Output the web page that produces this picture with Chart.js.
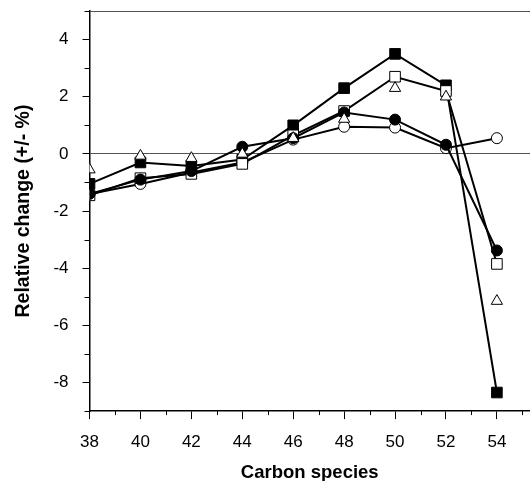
<!DOCTYPE html>
<html>
<head>
<meta charset="utf-8">
<script src="https://cdn.jsdelivr.net/npm/chart.js@4.4.1/dist/chart.umd.min.js"></script>
<style>
    html, body { margin: 0; padding: 0; background: #fff; overflow: hidden; }
    #wrap { width: 530px; height: 481px; position: relative; }
</style>
</head>
<body>
<div id="wrap"><canvas id="lineChart"></canvas></div>
<script>
// carbon number of the species
const carbon = [38, 40, 42, 44, 46, 48, 50, 52, 54];

// relative change (+/- %) per marker type
const filledSquare = [-1.05, -0.3, -0.42, -0.2, 1.0, 2.3, 3.5, 2.4, -8.35];
const openSquare = [-1.45, -0.85, -0.7, -0.35, 0.65, 1.5, 2.7, 2.2, -3.85];
const filledCircle = [-1.4, -0.9, -0.6, 0.25, 0.55, 1.45, 1.2, 0.32, -3.38];
const openCircle = [-1.4, -1.05, -0.65, -0.3, 0.5, 0.95, 0.92, 0.2, 0.55];
const openTriangle = [-0.55, -0.07, -0.15, 0.0, 0.55, 1.22, 2.3, 2.0, -5.15];

const xTicks = [38, 40, 42, 44, 46, 48, 50, 52, 54];
const yTicks = [-8, -6, -4, -2, 0, 2, 4];

function pts(vals) {
    return vals.map(function (v, i) { return { x: carbon[i], y: v }; });
}

// short minor tick marks on the odd values
const minorTicks = {
    id: 'minorTicks',
    afterDraw(chart) {
        const ctx = chart.ctx;
        const xs = chart.scales.x;
        const ys = chart.scales.y;
        ctx.save();
        ctx.strokeStyle = '#000';
        ctx.lineWidth = 1;
        ctx.beginPath();
        for (let v = 39; v <= 55; v += 2) {
            const px = Math.round(xs.getPixelForValue(v)) + 0.5;
            ctx.moveTo(px, ys.bottom);
            ctx.lineTo(px, ys.bottom + 4);
        }
        for (let v = -9; v <= 5; v += 2) {
            const py = Math.round(ys.getPixelForValue(v)) + 0.5;
            ctx.moveTo(xs.left, py);
            ctx.lineTo(xs.left - 5, py);
        }
        ctx.stroke();
        ctx.restore();
    }
};

const ctx = document.getElementById('lineChart').getContext('2d');

const myChart = new Chart(ctx, {
    type: 'line',
    data: {
        datasets: [
            {
                label: 'triangle',
                data: pts(openTriangle),
                showLine: false,
                pointStyle: 'triangle',
                pointRadius: 6.5,
                backgroundColor: '#fff',
                borderColor: '#000',
                pointBorderWidth: 1
            },
            {
                label: 'filled circle',
                data: pts(filledCircle),
                pointStyle: 'circle',
                pointRadius: 5.5,
                backgroundColor: '#000',
                borderColor: '#000',
                borderWidth: 2,
                pointBorderWidth: 1
            },
            {
                label: 'open square',
                data: pts(openSquare),
                pointStyle: 'rect',
                pointRadius: 7.5,
                backgroundColor: '#fff',
                borderColor: '#000',
                borderWidth: 2,
                pointBorderWidth: 1
            },
            {
                label: 'filled square',
                data: pts(filledSquare),
                pointStyle: 'rect',
                pointRadius: 7.5,
                backgroundColor: '#000',
                borderColor: '#000',
                borderWidth: 2,
                pointBorderWidth: 1
            },
            {
                label: 'open circle',
                data: pts(openCircle),
                pointStyle: 'circle',
                pointRadius: 5.5,
                backgroundColor: '#fff',
                borderColor: '#000',
                borderWidth: 2,
                pointBorderWidth: 1
            }
        ]
    },
    options: {
        responsive: true,
        maintainAspectRatio: false,
        animation: false,
        layout: {
            autoPadding: false,
            padding: { left: 12, right: 0, top: 11, bottom: -3 }
        },
        scales: {
            x: {
                type: 'linear',
                min: 38,
                max: 55.3,
                afterFit: function (s) { s.paddingLeft = 0; s.paddingRight = 0; },
                border: { color: '#000', width: 1.5 },
                grid: {
                    drawOnChartArea: false,
                    tickLength: 8,
                    tickColor: function (c) {
                        return xTicks.includes(c.tick.value) ? '#000' : 'rgba(0,0,0,0)';
                    }
                },
                ticks: {
                    stepSize: 1,
                    autoSkip: false,
                    maxRotation: 0,
                    padding: 13,
                    color: '#000',
                    font: { family: 'Liberation Sans', size: 17 },
                    callback: function (v) {
                        return xTicks.includes(v) ? String(v) : '';
                    }
                },
                title: {
                    display: true,
                    text: 'Carbon species',
                    color: '#000',
                    font: { family: 'Liberation Sans', size: 18.5, weight: 'bold', lineHeight: 1.0 },
                    padding: { top: -2, bottom: 2 }
                }
            },
            y: {
                min: -9,
                max: 5,
                afterFit: function (s) { s.paddingTop = 0; s.paddingBottom = 0; },
                border: { color: '#000', width: 1.5 },
                grid: {
                    drawOnChartArea: true,
                    tickLength: 7,
                    color: function (c) {
                        return (c.tick.value === 0 || c.tick.value === 5) ? '#555' : 'rgba(0,0,0,0)';
                    },
                    tickColor: function (c) {
                        return yTicks.includes(c.tick.value) ? '#000' : 'rgba(0,0,0,0)';
                    }
                },
                ticks: {
                    stepSize: 1,
                    autoSkip: false,
                    padding: 14,
                    color: '#000',
                    font: { family: 'Liberation Sans', size: 17 },
                    callback: function (v) {
                        return yTicks.includes(v) ? String(v) : '';
                    }
                },
                title: {
                    display: true,
                    text: 'Relative change (+/- %)',
                    color: '#000',
                    font: { family: 'Liberation Sans', size: 19.5, weight: 'bold' },
                    padding: { top: 0, bottom: 4 }
                }
            }
        },
        plugins: {
            legend: { display: false },
            tooltip: { enabled: false }
        }
    },
    plugins: [minorTicks]
});
</script>
</body>
</html>
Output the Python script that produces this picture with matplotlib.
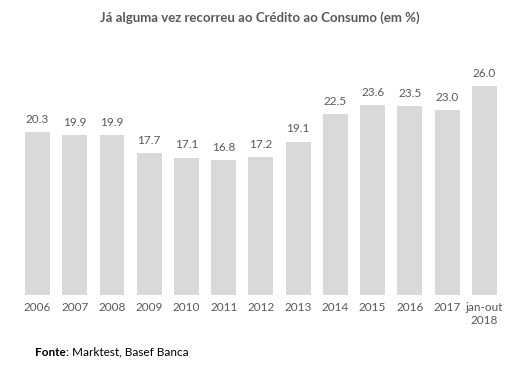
import matplotlib
matplotlib.use("Agg")
import matplotlib.pyplot as plt

# data
categories = ["2006", "2007", "2008", "2009", "2010", "2011", "2012",
              "2013", "2014", "2015", "2016", "2017", "jan-out\n2018"]
values = [20.3, 19.9, 19.9, 17.7, 17.1, 16.8, 17.2,
          19.1, 22.5, 23.6, 23.5, 23.0, 26.0]

TEXT = "#595959"
BAR = "#d9d9d9"
plt.rcParams["font.family"] = ["Lato", "DejaVu Sans"]

fig = plt.figure(figsize=(5.2, 3.88), dpi=100)
ax = fig.add_axes([18.9 / 520, 1 - 295 / 388, (503 - 18.9) / 520, (295 - 54) / 388])

x = range(len(values))
bars = ax.bar(x, values, width=0.67, color=BAR)
for xi, v in zip(x, values):
    ax.text(xi, v + 0.9, f"{v:.1f}", ha="center", va="bottom",
            fontsize=8.5, color=TEXT)

ax.set_xlim(-0.5, len(values) - 0.5)
ax.set_ylim(0, 30)
ax.set_xticks(list(x))
ax.set_xticklabels(categories, fontsize=8.5, color=TEXT, linespacing=1.2)
ax.tick_params(axis="x", length=0, pad=5)
ax.set_yticks([])
for s in ax.spines.values():
    s.set_visible(False)

fig.text(0.5, 1 - 18 / 388, "Já alguma vez recorreu ao Crédito ao Consumo (em %)",
         ha="center", va="center", fontsize=9.5, fontweight="bold", color=TEXT)

t1 = fig.text(35 / 520, 1 - 352 / 388, "Fonte", ha="left", va="center",
              fontsize=8.5, fontweight="bold", color="black")
fig.canvas.draw()
bb = t1.get_window_extent()
fig.text(bb.x1 / fig.bbox.width, 1 - 352 / 388, ": Marktest, Basef Banca",
         ha="left", va="center", fontsize=8.5, color="black")

fig.savefig("out.png", dpi=100, facecolor="white")
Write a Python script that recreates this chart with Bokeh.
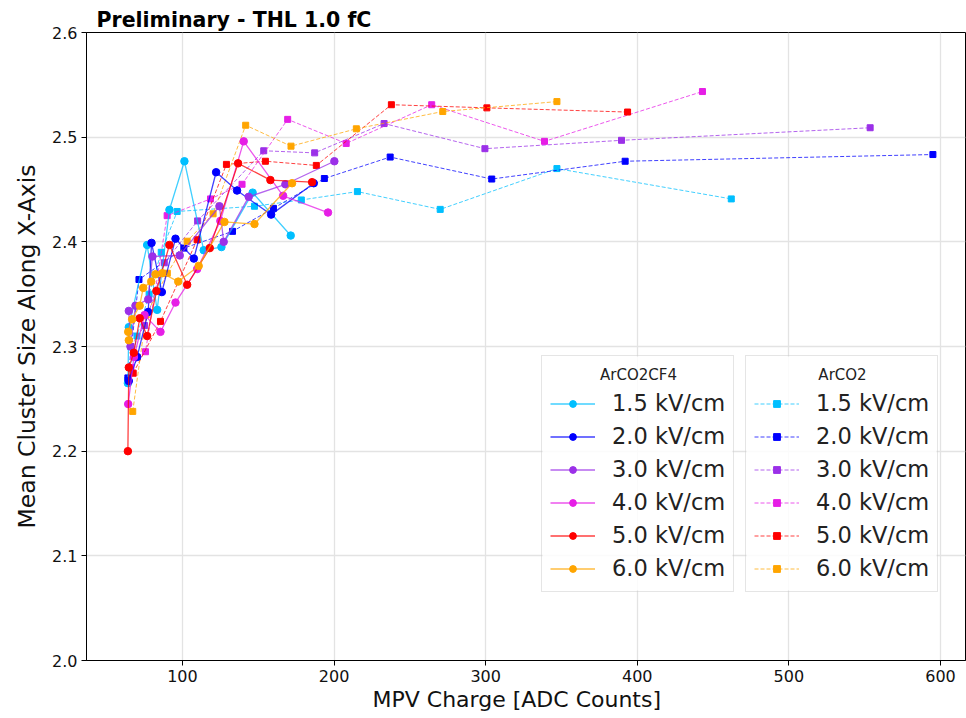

• [Work to do]:
Above are the records. Copy every line in them holding "Python".

• [Expected answer]:
Output the Python script that produces this picture with matplotlib.
Write a Python script that recreates this chart with Bokeh.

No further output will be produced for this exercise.